Statistical Modelling I

HES 505 Fall 2024: Session 21

Carolyn Koehn

Objectives

By the end of today you should be able to:

  • Describe and implement overlay analyses

  • Extend overlay analysis to statistical modeling

  • Generate spatial predictions from statistical models

Overlay Analyses

Overlays

  • Methods for identifying optimal site selection or suitability

  • Apply a common scale to diverse or dissimilar outputs

Getting Started

  1. Define the problem.

  2. Break the problem into submodels.

  3. Determine significant layers.

  4. Reclassify or transform the data within a layer.

  5. Add or combine the layers.

  6. Verify

Boolean Overlays

  • Successive disqualification of areas

  • Series of “yes/no” questions

  • “Sieve” mapping

Boolean Overlays

  • Reclassifying

  • Which types of land are appropriate

nlcd <-  rast(system.file("raster/nlcd.tif", package = "spDataLarge"))
plot(nlcd)

Boolean Overlays

  • Which types of land are appropriate?
nlcd.segments <- segregate(nlcd)
names(nlcd.segments) <- levels(nlcd)[[1]][-1,2]
plot(nlcd.segments)

Boolean Overlays

  • Which types of land are appropriate?
srtm <- rast(system.file("raster/srtm.tif", package = "spDataLarge"))
slope <- terrain(srtm, v = "slope")

Boolean Overlays

  • Make sure data is aligned!
suit.slope <- slope < 10
suit.landcov <- nlcd.segments["Shrubland"]
suit.slope.match <- project(suit.slope, suit.landcov)
suit <- suit.slope.match + suit.landcov

Boolean Overlays

Challenges with Boolean Overlays

  1. Assume relationships are really Boolean

  2. No measurement error

  3. Categorical measurements are known exactly

  4. Boundaries are well-represented

A more general approach

  • Define a favorability metric

\[ \begin{equation} F(\mathbf{s}) = \prod_{M=1}^{m}X_m(\mathbf{s}) \end{equation} \]
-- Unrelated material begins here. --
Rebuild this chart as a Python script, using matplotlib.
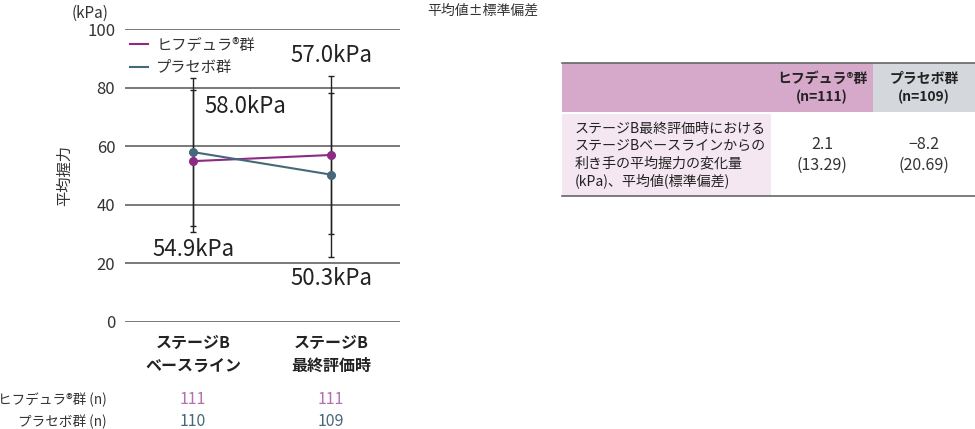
import numpy as np
import matplotlib.pyplot as plt
from matplotlib.patches import Rectangle
from matplotlib.lines import Line2D

plt.rcParams['font.family'] = ['Noto Sans CJK JP', 'DejaVu Sans']

# データ
visits = ['ステージB\nベースライン', 'ステージB\n最終評価時']
hyf_mean = [54.9, 57.0]
hyf_sd = [24.3, 27.0]
pla_mean = [58.0, 50.3]
pla_sd = [25.4, 28.0]
hyf_n = [111, 111]
pla_n = [110, 109]
yticks = [0, 20, 40, 60, 80, 100]

tbl_cols = ['ヒフデュラ®群\n(n=111)', 'プラセボ群\n(n=109)']
tbl_row = 'ステージB最終評価時における\nステージBベースラインからの\n利き手の平均握力の変化量\n(kPa)、平均値(標準偏差)'
tbl_mean = ['2.1', '−8.2']
tbl_sd = ['13.29', '20.69']

c_hyf = '#8c2a86'
c_hyf_n = '#b46fb0'
c_pla = '#45687a'
c_grid = '#555555'
c_text = '#333333'

W, H = 975, 429
fig = plt.figure(figsize=(W / 100, H / 100), dpi=100)

# 折れ線グラフ
ax = fig.add_axes([125 / W, (H - 322) / H, 275 / W, 293 / H])
x = np.arange(len(visits))
ax.set_xlim(-0.493, 1.5)
ax.set_ylim(0, 100)
ax.set_yticks(yticks)
for t in yticks:
    ax.axhline(t, color=c_grid, lw=1.1, zorder=1)
for s in ax.spines.values():
    s.set_visible(False)
ax.tick_params(axis='y', length=0, pad=7, labelsize=12, labelcolor=c_text)
ax.set_xticks([])

ax.errorbar(x, hyf_mean, yerr=hyf_sd, fmt='none', ecolor='#222222',
            elinewidth=1, capsize=2, capthick=1, zorder=2)
ax.errorbar(x, pla_mean, yerr=pla_sd, fmt='none', ecolor='#222222',
            elinewidth=1, capsize=2, capthick=1, zorder=2)
ax.plot(x, hyf_mean, '-o', color=c_hyf, lw=1.5, ms=5.5, zorder=3)
ax.plot(x, pla_mean, '-o', color=c_pla, lw=1.5, ms=5.5, zorder=3)

handles = [Line2D([], [], color=c_hyf, lw=1.5),
           Line2D([], [], color=c_pla, lw=1.5)]
leg = ax.legend(handles, ['ヒフデュラ®群', 'プラセボ群'], loc='upper left',
                bbox_to_anchor=(-0.005, 0.995), frameon=False,
                handlelength=1.2, handletextpad=0.55, labelspacing=0.35,
                fontsize=11, borderaxespad=0)
for t in leg.get_texts():
    t.set_color(c_text)

# 値ラベル
big = dict(fontsize=16, color='#222222', ha='center', va='center')
ax.text(x[1], hyf_mean[1] + 34.1, f'{hyf_mean[1]:.1f}kPa', **big)
ax.text(x[0] + 0.377, pla_mean[0] + 15.4, f'{pla_mean[0]:.1f}kPa', **big)
ax.text(x[0], hyf_mean[0] - 30.3, f'{hyf_mean[0]:.1f}kPa', **big)
ax.text(x[1], pla_mean[1] - 35.6, f'{pla_mean[1]:.1f}kPa', **big)

ax.text(-0.06, 1.055, '(kPa)', transform=ax.transAxes, ha='right',
        va='center', fontsize=11, color=c_text)
ax.set_ylabel('平均握力', fontsize=11, color=c_text, labelpad=10)

# カテゴリとn数
for xi, lab in zip(x, visits):
    ax.text(xi, -4.5, lab, ha='center', va='top', fontsize=11.5,
            fontweight='bold', color='#222222', linespacing=1.55)
for xi, a, b in zip(x, hyf_n, pla_n):
    ax.text(xi, -26.5, str(a), ha='center', va='center', fontsize=11.5, color=c_hyf_n)
    ax.text(xi, -34.0, str(b), ha='center', va='center', fontsize=11.5, color=c_pla)
ax.text(-0.625, -26.5, 'ヒフデュラ®群 (n)', ha='right', va='center', fontsize=9.8, color=c_text)
ax.text(-0.625, -34.0, 'プラセボ群 (n)', ha='right', va='center', fontsize=9.8, color=c_text)

fig.text(483 / W, 1 - 11 / H, '平均値±標準偏差', ha='center', va='center',
         fontsize=10, color=c_text)

# 表
tx = fig.add_axes([0, 0, 1, 1])
tx.set_xlim(0, W)
tx.set_ylim(H, 0)
tx.axis('off')
tx.add_patch(Rectangle((562, 63), 311, 49, color='#d6a8c9', lw=0))
tx.add_patch(Rectangle((873, 63), 102, 49, color='#d4d7db', lw=0))
tx.add_patch(Rectangle((562, 114), 209, 82, color='#f4e7f1', lw=0))
tx.plot([562, 975], [63, 63], color='#666666', lw=1.2)
tx.plot([562, 975], [196, 196], color='#666666', lw=1.2)

col_x = [822, 924]
for cx, lab in zip(col_x, tbl_cols):
    tx.text(cx, 88, lab, ha='center', va='center', fontsize=10,
            fontweight='bold', color='#222222', linespacing=1.35)
tx.text(575, 155, tbl_row, ha='left', va='center', fontsize=10.1,
        color='#222222', linespacing=1.3)
for cx, m, s in zip(col_x, tbl_mean, tbl_sd):
    tx.text(cx, 155, f'{m}\n({s})', ha='center', va='center', fontsize=11.5,
            color=c_text, linespacing=1.25)

fig.savefig('out.png', dpi=100)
  • Treat \(F(\mathbf{s})\) as binary
  • Then \(F(\mathbf{s}) = 1\) if all inputs (\(X_m(\mathbf{s})\)) are suitable
  • Then \(F(\mathbf{s}) = 0\) if not

Estimating favorability

\[ \begin{equation} F(\mathbf{s}) = f(w_1X_1(\mathbf{s}), w_2X_2(\mathbf{s}), w_3X_3(\mathbf{s}), ..., w_mX_m(\mathbf{s})) \end{equation} \]

  • \(F(\mathbf{s})\) does not have to be binary (could be ordinal or continuous)
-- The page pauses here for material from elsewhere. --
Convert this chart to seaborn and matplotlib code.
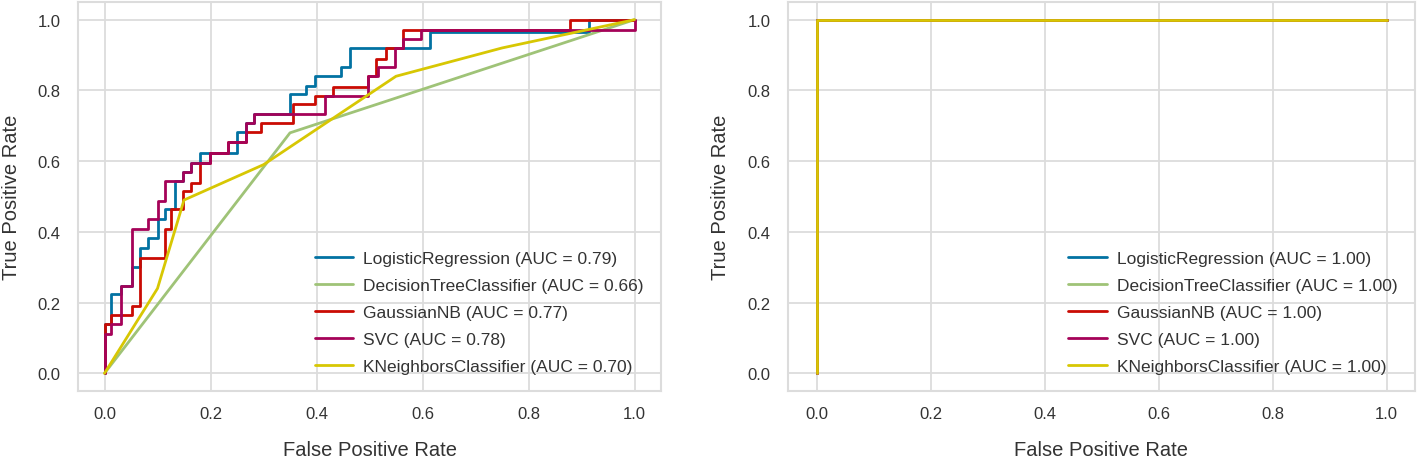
import numpy as np
import pandas as pd
import seaborn as sns
import matplotlib.pyplot as plt

models = ["LogisticRegression", "DecisionTreeClassifier", "GaussianNB", "SVC", "KNeighborsClassifier"]
colors = ["#0272a2", "#9fc377", "#ca0b03", "#a50258", "#d7c703"]

auc_left = [0.79, 0.66, 0.77, 0.78, 0.70]
auc_right = [1.00, 1.00, 1.00, 1.00, 1.00]

# ROC corners (fpr, tpr)
lr_fpr = [0, 0, 0.013, 0.013, 0.032, 0.032, 0.051, 0.051, 0.067, 0.067, 0.082, 0.082,
          0.10, 0.10, 0.114, 0.114, 0.133, 0.133, 0.148, 0.148, 0.164, 0.164, 0.181, 0.181,
          0.25, 0.25, 0.267, 0.267, 0.282, 0.282, 0.35, 0.35, 0.381, 0.381, 0.397, 0.397,
          0.447, 0.447, 0.463, 0.463, 0.615, 0.615, 0.915, 0.915, 1.0]
lr_tpr = [0, 0.14, 0.14, 0.223, 0.223, 0.246, 0.246, 0.30, 0.30, 0.355, 0.355, 0.384,
          0.384, 0.435, 0.435, 0.464, 0.464, 0.544, 0.544, 0.568, 0.568, 0.596, 0.596, 0.624,
          0.624, 0.681, 0.681, 0.709, 0.709, 0.733, 0.733, 0.79, 0.79, 0.813, 0.813, 0.841,
          0.841, 0.865, 0.865, 0.92, 0.92, 0.965, 0.965, 1.0, 1.0]

dt_fpr = [0, 0.35, 1.0]
dt_tpr = [0, 0.68, 1.0]

nb_fpr = [0, 0, 0.013, 0.013, 0.051, 0.051, 0.067, 0.067, 0.114, 0.114, 0.125, 0.125,
          0.148, 0.148, 0.164, 0.164, 0.181, 0.181, 0.199, 0.199, 0.233, 0.233, 0.267, 0.267,
          0.296, 0.296, 0.355, 0.355, 0.397, 0.397, 0.431, 0.431, 0.497, 0.497, 0.513, 0.513,
          0.532, 0.532, 0.563, 0.563, 0.878, 0.878, 1.0]
nb_tpr = [0, 0.14, 0.14, 0.166, 0.166, 0.19, 0.19, 0.327, 0.327, 0.407, 0.407, 0.464,
          0.464, 0.516, 0.516, 0.539, 0.539, 0.596, 0.596, 0.624, 0.624, 0.653, 0.653, 0.681,
          0.681, 0.709, 0.709, 0.761, 0.761, 0.785, 0.785, 0.811, 0.811, 0.841, 0.841, 0.89,
          0.89, 0.92, 0.92, 0.972, 0.972, 1.0, 1.0]

svc_fpr = [0, 0, 0.013, 0.013, 0.032, 0.032, 0.051, 0.051, 0.082, 0.082, 0.10, 0.10,
           0.114, 0.114, 0.148, 0.148, 0.164, 0.164, 0.199, 0.199, 0.233, 0.233, 0.267, 0.267,
           0.282, 0.282, 0.416, 0.416, 0.497, 0.497, 0.516, 0.516, 0.548, 0.548, 0.563, 0.563,
           0.598, 0.598, 1.0, 1.0]
svc_tpr = [0, 0.11, 0.11, 0.14, 0.14, 0.246, 0.246, 0.407, 0.407, 0.435, 0.435, 0.487,
           0.487, 0.544, 0.544, 0.568, 0.568, 0.596, 0.596, 0.624, 0.624, 0.653, 0.653, 0.709,
           0.709, 0.733, 0.733, 0.785, 0.785, 0.841, 0.841, 0.865, 0.865, 0.92, 0.92, 0.946,
           0.946, 0.972, 0.972, 1.0]

knn_fpr = [0, 0.10, 0.15, 0.30, 0.55, 0.75, 1.0]
knn_tpr = [0, 0.24, 0.49, 0.59, 0.84, 0.92, 1.0]

# right panel: every model is perfect
perfect_fpr = [0, 0, 1.0]
perfect_tpr = [0, 1.0, 1.0]

left_curves = [(lr_fpr, lr_tpr), (dt_fpr, dt_tpr), (nb_fpr, nb_tpr),
               (svc_fpr, svc_tpr), (knn_fpr, knn_tpr)]
right_curves = [(perfect_fpr, perfect_tpr)] * 5


def make_frame(curves, aucs):
    rows = []
    for name, (fpr, tpr), auc in zip(models, curves, aucs):
        label = f"{name} (AUC = {auc:.2f})"
        for f, t in zip(fpr, tpr):
            rows.append({"fpr": f, "tpr": t, "model": label})
    return pd.DataFrame(rows)


sns.set_style("whitegrid", {"grid.color": "#dcdcdc", "axes.edgecolor": "#dcdcdc"})
plt.rcParams["font.family"] = ["Liberation Sans", "DejaVu Sans"]
plt.rcParams["axes.linewidth"] = 1.5
plt.rcParams["grid.linewidth"] = 1.3

fig = plt.figure(figsize=(14.18, 4.6), dpi=100)
ax1 = fig.add_axes([78 / 1418, 68 / 460, 583 / 1418, 389 / 460])
ax2 = fig.add_axes([788 / 1418, 68 / 460, 627 / 1418, 389 / 460])

panels = [(ax1, left_curves, auc_left, -0.098), (ax2, right_curves, auc_right, -0.093)]
for ax, curves, aucs, ylab_x in panels:
    df = make_frame(curves, aucs)
    sns.lineplot(data=df, x="fpr", y="tpr", hue="model", palette=colors,
                 sort=False, estimator=None, units="model", linewidth=2, ax=ax)
    ax.set_xlim(-0.05, 1.05)
    ax.set_ylim(-0.05, 1.05)
    ax.set_xticks([0, 0.2, 0.4, 0.6, 0.8, 1.0])
    ax.set_yticks([0, 0.2, 0.4, 0.6, 0.8, 1.0])
    ax.tick_params(axis="x", labelsize=12, colors="#333333", pad=7)
    ax.tick_params(axis="y", labelsize=12, colors="#333333", pad=9)
    ax.set_xlabel("False Positive Rate", fontsize=14.5, color="#333333")
    ax.set_ylabel("True Positive Rate", fontsize=14.5, color="#333333")
    ax.xaxis.set_label_coords(0.5, -0.125)
    ax.yaxis.set_label_coords(ylab_x, 0.5)
    leg = ax.legend(loc="lower right", frameon=False, fontsize=12.5,
                    handlelength=2.2, handletextpad=0.6, borderaxespad=0.6,
                    labelspacing=0.68)
    for t in leg.get_texts():
        t.set_color("#333333")

fig.savefig("out.png", dpi=100)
  • \(X_m(\mathbf{s})\) could also be extended beyond simply ‘suitable/not suitable’

  • Adding weights allows incorporation of relative importance

  • Other functions for combining inputs (\(X_m(\mathbf{s})\))

Weighted Linear Combinations

\[ \begin{equation} F(\mathbf{s}) = \frac{\sum_{i=1}^{m}w_iX_i(\mathbf{s})}{\sum_{i=1}^{m}w_i} \end{equation} \]

  • \(F(s)\) is now an index based on the values of \(X_m(\mathbf{s})\)

  • \(w_i\) can incorporate weights of evidence, uncertainty, or different participant preferences

  • Dividing by \(\sum_{i=1}^{m}w_i\) normalizes by the sum of weights

Model-driven overlay

\[ \begin{equation} F(\mathbf{s}) = w_0 + \sum_{i=1}^{m}w_iX_i(\mathbf{s}) + \epsilon \end{equation} \]

  • If we estimate \(w_i\) using data, we specify \(F(s)\) as the outcome of regression

  • When \(F(s)\) is binary → logistic regression

  • When \(F(s)\) is continuous → linear (gamma) regression

  • When \(F(s)\) is discrete → Poisson regression

  • Assumptions about \(\epsilon\) matter!!

Logistic Regression and Distribution Models

Why do we create distribution models?

  • To identify important correlations between predictors and the occurrence of an event

  • Generate maps of the ‘range’ or ‘niche’ of events

  • Understand spatial patterns of event co-occurrence

  • Forecast changes in event distributions